C’est un écosystème méconnu mais essentiel. Régulateurs de crues et de climat, les sols abritent 25 % de la biodiversité de la planète. Un réservoir aujourd’hui menacé. A l’échelle mondiale, 40 % des sols sont dégradés selon l’ADEME.
L’appauvrissement des sols est en grande partie dû aux activités humaines. En cause : l’artificialisation des terres, les activités industrielles mais aussi certaines pratiques agricoles ou sylvicoles. L'usage d’engrais de synthèse et de produits phytosanitaires dans l’agriculture intensive contribue notamment à polluer les sols. L’utilisation d’équipements de plus en plus lourds abîment également les terres et la biodiversité qu’elles hébergent. Face à ces constats, de plus en plus d'acteurs plaident pour l’adoption de pratiques agricoles plus durables, à l’image de l’agriculture régénératrice. Mais que recouvre concrètement ce terme ?
Restaurer l’état des sols
Comme son nom l’indique, il s’agit d’un ensemble de méthodes agricoles qui vise à restaurer les sols dégradés par l’agriculture conventionnelle.

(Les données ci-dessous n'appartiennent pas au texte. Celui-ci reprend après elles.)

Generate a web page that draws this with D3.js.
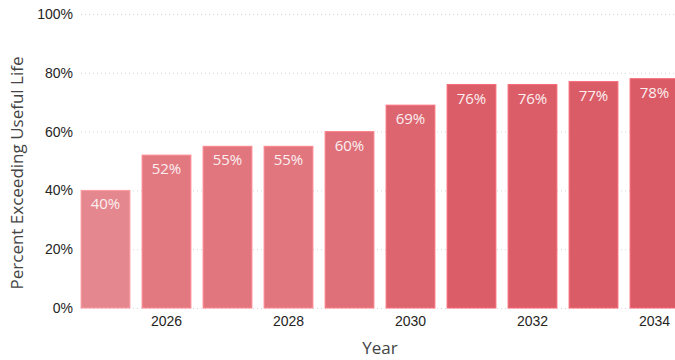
<!DOCTYPE html>
<html>
<head>
<meta charset="utf-8">
<script src="https://cdn.jsdelivr.net/npm/d3@7"></script>
<style>
  html, body { margin: 0; padding: 0; background: #fff; }
  svg { display: block; font-family: "Segoe UI", "Open Sans", "Noto Sans", sans-serif; }
</style>
</head>
<body>
<svg id="chart" width="675" height="360"></svg>
<script>
// Share of assets past their useful life, by year
const years = [2025, 2026, 2027, 2028, 2029, 2030, 2031, 2032, 2033, 2034];
const percents = [40, 52, 55, 55, 60, 69, 76, 76, 77, 78];
const yTicks = [0, 20, 40, 60, 80, 100];
const xTickYears = [2026, 2028, 2030, 2032, 2034];

const svg = d3.select("#chart");
const W = 675, H = 360;
const plotTop = 14, plotBottom = 308;

const x = d3.scaleBand()
  .domain(years)
  .range([75, 685])
  .paddingInner(0.2)
  .paddingOuter(0.1);

const y = d3.scaleLinear().domain([0, 100]).range([plotBottom, plotTop]);

const color = d3.scaleLinear()
  .domain([40, 78])
  .range(["#e5878e", "#da5b66"]);

// y axis labels
const yAxis = d3.axisLeft(y)
  .tickValues(yTicks)
  .tickFormat(d => d + "%")
  .tickSize(0)
  .tickPadding(8);

const gy = svg.append("g").attr("transform", "translate(81,0)").call(yAxis);
gy.select(".domain").remove();
gy.selectAll("text")
  .attr("fill", "#252423")
  .style("font-size", "14px");

// dotted gridlines
svg.append("g").selectAll("line")
  .data(yTicks)
  .join("line")
  .attr("x1", 81).attr("x2", W)
  .attr("y1", d => y(d) + 0.5).attr("y2", d => y(d) + 0.5)
  .attr("stroke", "#d6d6d6")
  .attr("stroke-width", 1)
  .attr("stroke-dasharray", "1,3");

// bars
svg.append("g").selectAll("rect")
  .data(years)
  .join("rect")
  .attr("x", d => x(d))
  .attr("width", x.bandwidth())
  .attr("y", (d, i) => y(percents[i]))
  .attr("height", (d, i) => y(0) - y(percents[i]))
  .attr("fill", (d, i) => color(percents[i]))
  .attr("stroke", (d, i) => d3.color(color(percents[i])).brighter(0.35))
  .attr("stroke-width", 1);

// value labels inside the bars
svg.append("g").selectAll("text")
  .data(years)
  .join("text")
  .attr("x", d => x(d) + x.bandwidth() / 2)
  .attr("y", (d, i) => y(percents[i]) + 19)
  .attr("text-anchor", "middle")
  .attr("fill", "#fbeff0")
  .style("font-size", "15px")
  .text((d, i) => percents[i] + "%");

// x axis
const xAxis = d3.axisBottom(x)
  .tickValues(xTickYears)
  .tickSize(0)
  .tickPadding(8);
const gx = svg.append("g").attr("transform", `translate(0,${plotBottom})`).call(xAxis);
gx.select(".domain").remove();
gx.selectAll("text")
  .attr("fill", "#252423")
  .style("font-size", "14px");

// axis titles
svg.append("text")
  .attr("x", 380).attr("y", 354)
  .attr("text-anchor", "middle")
  .attr("fill", "#444")
  .style("font-size", "17px")
  .text("Year");

svg.append("text")
  .attr("transform", "translate(23,173) rotate(-90)")
  .attr("text-anchor", "middle")
  .attr("fill", "#444")
  .style("font-size", "17px")
  .text("Percent Exceeding Useful Life");
</script>
</body>
</html>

Historiquement, l’agriculture régénératrice s’appuie sur l’agriculture de conservation des sols qui s’est développée aux Etats-Unis puis en Europe. Elle est arrivée en France il y a moins d'une quinzaine d’années”, explique Michel Duru, directeur de recherche à l’Inrae.
L’agriculture de conservation repose sur trois principes : une couverture permanente du sol par des végétaux ou des résidus de cultures antérieures qui va permettre de protéger la surface des sols, de maintenir l’humidité et de nourrir les micro-organismes ; des rotations longues pour améliorer la fertilité des sols ; et la réduction du travail du sol en arrêtant notamment le labour qui élimine les mauvaises herbes mais détruit la biodiversité et les galeries de vers de terre.
Lutter contre le changement climatique
En appliquant ces principes, l’agriculture régénératrice présente de nombreux avantages. C’est notamment une solution pour lutter contre le dérèglement climatique. "Le sol émet du CO2 par la respiration des organismes du sol et la décomposition de matières organiques. Mais en ayant une couverture permanente des terres, on peut séquestrer du carbone plus qu’on en émet, environ une tonne de CO2 par an par hectare. Cela permet de contribuer au ralentissement du réchauffement climatique”, détaille Michel Duru. L’agriculture régénératrice prévient également l’érosion des sols et améliore le cycle de l'eau. “La matière organique joue le rôle d’une éponge et permet de retenir plus d’eau. Résultat, il y a moins de ruissellement. C’est aussi plus d’eau qui est mise au service des cultures”, abonde le directeur de recherche à l’Inrae.
Une solution pour l’avenir ?
Une approche prometteuse qui n’est pas sans limites. "Sur des sols riches en matière organique, il est assez aisé d’appliquer les principes de l’agriculture régénératrice en produisant autant que l’agriculture conventionnelle, tout en utilisant moins d’intrants et en rendant des services à la société (séquestration du carbone dans les sols, amélioration du cycle de l’eau). En revanche, appliquer les principes de l’agriculture régénératrice sur un sol dégradé représente un non-sens. Cela conduira nécessairement à un échec”, relève le spécialiste, avant d’ajouter : "les travaux de recherche montrent que pour des sols dégradés (pauvres en matières organiques), il faut couvrir le sol en permanence, et souvent le labourer et utiliser des pesticides. Ce n’est seulement qu’au bout d’un certain nombre d’années, quand le sol aura des teneurs en matière organique plus élevé, qu’il sera possible de réduire le travail du sol et les apports d’engrais, les insecticides et fongicides de synthèse.”
Ensuite, supprimer les herbicides nécessite d'aller plus loin dans la diversification des cultures, en utilisant par exemple des plantes étouffantes comme la luzerne et le chanvre. Cela suppose de créer de nouvelles filières. Un processus long, lent et plein d’embûches, concède Michel Duru.
Pour l’heure, l’agriculture régénératrice reste un concept encore marginal en France. Cette agriculture est aujourd’hui essentiellement portée par des géants de l’agroalimentaire comme Danone, qui a investi plus de 40 millions d’euros dans la transition vers une agriculture régénératrice depuis 2016. En février, le groupe avait annoncé que 60 % de ses agriculteurs partenaires seront engagés dans l’agriculture régénératrice d’ici fin 2023. Et 100 % d’ici à 2025.